* Challenge
Give back every line exactly as it appears, pictures excluded.

* Information supplied
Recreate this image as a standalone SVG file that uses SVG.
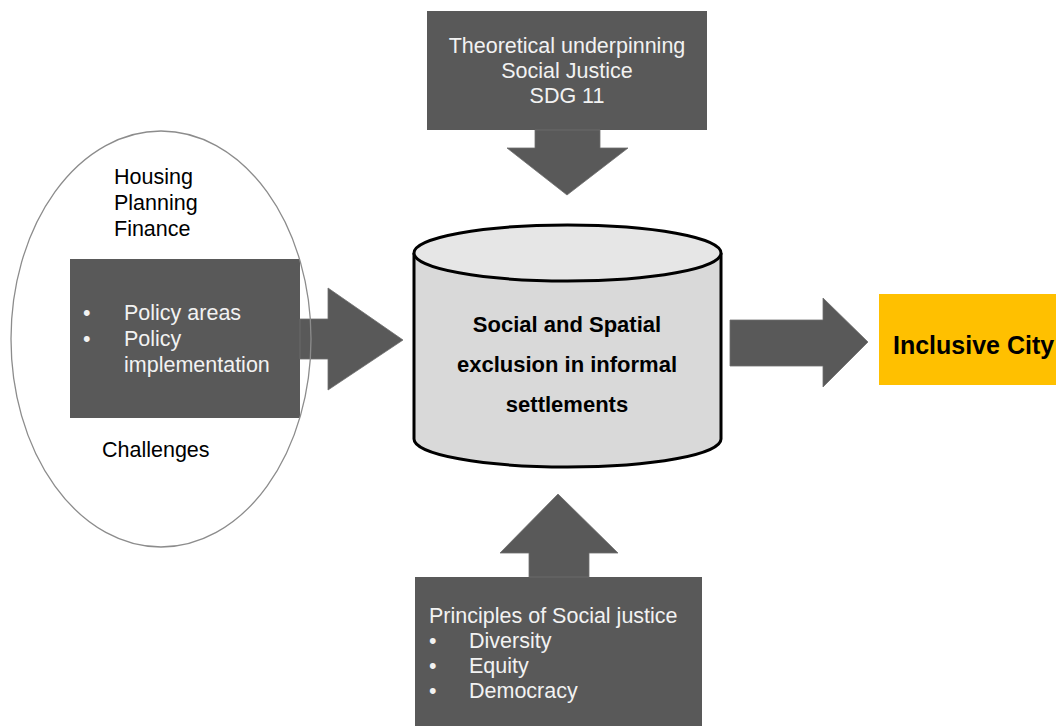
<svg xmlns="http://www.w3.org/2000/svg" width="1056" height="726" viewBox="0 0 1056 726">
<style>
.dark{fill:#595959;}
.arrow{fill:#595959;stroke:#6f6f6f;stroke-width:0.8;}
.wt{font-family:"Liberation Sans",Arial,sans-serif;font-size:21.5px;fill:#f2f2f2;}
.bt{font-family:"Liberation Sans",Arial,sans-serif;font-size:21.5px;fill:#000;}
.bold{font-family:"Liberation Sans",Arial,sans-serif;font-size:22px;font-weight:bold;fill:#000;}
</style>
<rect width="1056" height="726" fill="#ffffff"/>
<g id="theory">
<rect class="dark" x="427" y="11" width="280" height="119"/>
<text class="wt" text-anchor="middle" x="567" y="53">Theoretical underpinning</text>
<text class="wt" text-anchor="middle" x="567" y="78">Social Justice</text>
<text class="wt" text-anchor="middle" x="567" y="103">SDG 11</text>
</g>
<g id="policy">
<rect class="dark" x="70" y="259" width="230" height="159"/>
<text class="wt" x="83" y="320">•</text>
<text class="wt" x="124" y="320">Policy areas</text>
<text class="wt" x="83" y="346">•</text>
<text class="wt" x="124" y="346">Policy</text>
<text class="wt" x="124" y="372">implementation</text>
</g>
<g id="principles">
<rect class="dark" x="415" y="577" width="287" height="149"/>
<text class="wt" x="429" y="623">Principles of Social justice</text>
<text class="wt" x="429" y="648">•</text>
<text class="wt" x="469" y="648">Diversity</text>
<text class="wt" x="429" y="673">•</text>
<text class="wt" x="469" y="673">Equity</text>
<text class="wt" x="429" y="698">•</text>
<text class="wt" x="469" y="698">Democracy</text>
</g>
<g id="connectors">
<polygon class="arrow" points="535,130 600,130 600,148 628,148 567,195 507,148 535,148"/>
<polygon class="arrow" points="300,319 328,319 328,288 403,340 328,390 328,359 300,359"/>
<polygon class="arrow" points="529,577 589,577 589,553 618,553 558,494 500,553 529,553"/>
<polygon class="arrow" points="730,320 823,320 823,298 868,342 823,387 823,366 730,366"/>
</g>
<g id="challenges">
<ellipse cx="161" cy="339" rx="150" ry="208" fill="none" stroke="#8c8c8c" stroke-width="1.3"/>
<text class="bt" x="114" y="184">Housing</text>
<text class="bt" x="114" y="210">Planning</text>
<text class="bt" x="114" y="236">Finance</text>
<text class="bt" x="102" y="457">Challenges</text>
</g>
<g id="exclusion">
<path d="M414,253 L414,439 A153.5,28 0 0 0 721,439 L721,253" fill="#d9d9d9" stroke="#000" stroke-width="3"/>
<ellipse cx="567.5" cy="253" rx="153.5" ry="28" fill="#e6e6e6" stroke="#000" stroke-width="3"/>
<text class="bold" text-anchor="middle" x="567" y="332">Social and Spatial</text>
<text class="bold" text-anchor="middle" x="567" y="372">exclusion in informal</text>
<text class="bold" text-anchor="middle" x="567" y="412">settlements</text>
</g>
<g id="inclusive">
<rect x="879" y="294" width="177" height="91" fill="#ffc000"/>
<text x="893" y="354" font-family="Liberation Sans,Arial,sans-serif" font-size="25" font-weight="bold" fill="#000">Inclusive City</text>
</g>
</svg>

* Solution to the problem
Recreate this image as a standalone SVG file that uses SVG.
<svg xmlns="http://www.w3.org/2000/svg" width="1056" height="726" viewBox="0 0 1056 726">
<style>
.dark{fill:#595959;}
.arrow{fill:#595959;stroke:#6f6f6f;stroke-width:0.8;}
.wt{font-family:"Liberation Sans",Arial,sans-serif;font-size:21.5px;fill:#f2f2f2;}
.bt{font-family:"Liberation Sans",Arial,sans-serif;font-size:21.5px;fill:#000;}
.bold{font-family:"Liberation Sans",Arial,sans-serif;font-size:22px;font-weight:bold;fill:#000;}
</style>
<rect width="1056" height="726" fill="#ffffff"/>
<g id="theory">
<rect class="dark" x="427" y="11" width="280" height="119"/>
<text class="wt" text-anchor="middle" x="567" y="53">Theoretical underpinning</text>
<text class="wt" text-anchor="middle" x="567" y="78">Social Justice</text>
<text class="wt" text-anchor="middle" x="567" y="103">SDG 11</text>
</g>
<g id="policy">
<rect class="dark" x="70" y="259" width="230" height="159"/>
<text class="wt" x="83" y="320">•</text>
<text class="wt" x="124" y="320">Policy areas</text>
<text class="wt" x="83" y="346">•</text>
<text class="wt" x="124" y="346">Policy</text>
<text class="wt" x="124" y="372">implementation</text>
</g>
<g id="principles">
<rect class="dark" x="415" y="577" width="287" height="149"/>
<text class="wt" x="429" y="623">Principles of Social justice</text>
<text class="wt" x="429" y="648">•</text>
<text class="wt" x="469" y="648">Diversity</text>
<text class="wt" x="429" y="673">•</text>
<text class="wt" x="469" y="673">Equity</text>
<text class="wt" x="429" y="698">•</text>
<text class="wt" x="469" y="698">Democracy</text>
</g>
<g id="connectors">
<polygon class="arrow" points="535,130 600,130 600,148 628,148 567,195 507,148 535,148"/>
<polygon class="arrow" points="300,319 328,319 328,288 403,340 328,390 328,359 300,359"/>
<polygon class="arrow" points="529,577 589,577 589,553 618,553 558,494 500,553 529,553"/>
<polygon class="arrow" points="730,320 823,320 823,298 868,342 823,387 823,366 730,366"/>
</g>
<g id="challenges">
<ellipse cx="161" cy="339" rx="150" ry="208" fill="none" stroke="#8c8c8c" stroke-width="1.3"/>
<text class="bt" x="114" y="184">Housing</text>
<text class="bt" x="114" y="210">Planning</text>
<text class="bt" x="114" y="236">Finance</text>
<text class="bt" x="102" y="457">Challenges</text>
</g>
<g id="exclusion">
<path d="M414,253 L414,439 A153.5,28 0 0 0 721,439 L721,253" fill="#d9d9d9" stroke="#000" stroke-width="3"/>
<ellipse cx="567.5" cy="253" rx="153.5" ry="28" fill="#e6e6e6" stroke="#000" stroke-width="3"/>
<text class="bold" text-anchor="middle" x="567" y="332">Social and Spatial</text>
<text class="bold" text-anchor="middle" x="567" y="372">exclusion in informal</text>
<text class="bold" text-anchor="middle" x="567" y="412">settlements</text>
</g>
<g id="inclusive">
<rect x="879" y="294" width="177" height="91" fill="#ffc000"/>
<text x="893" y="354" font-family="Liberation Sans,Arial,sans-serif" font-size="25" font-weight="bold" fill="#000">Inclusive City</text>
</g>
</svg>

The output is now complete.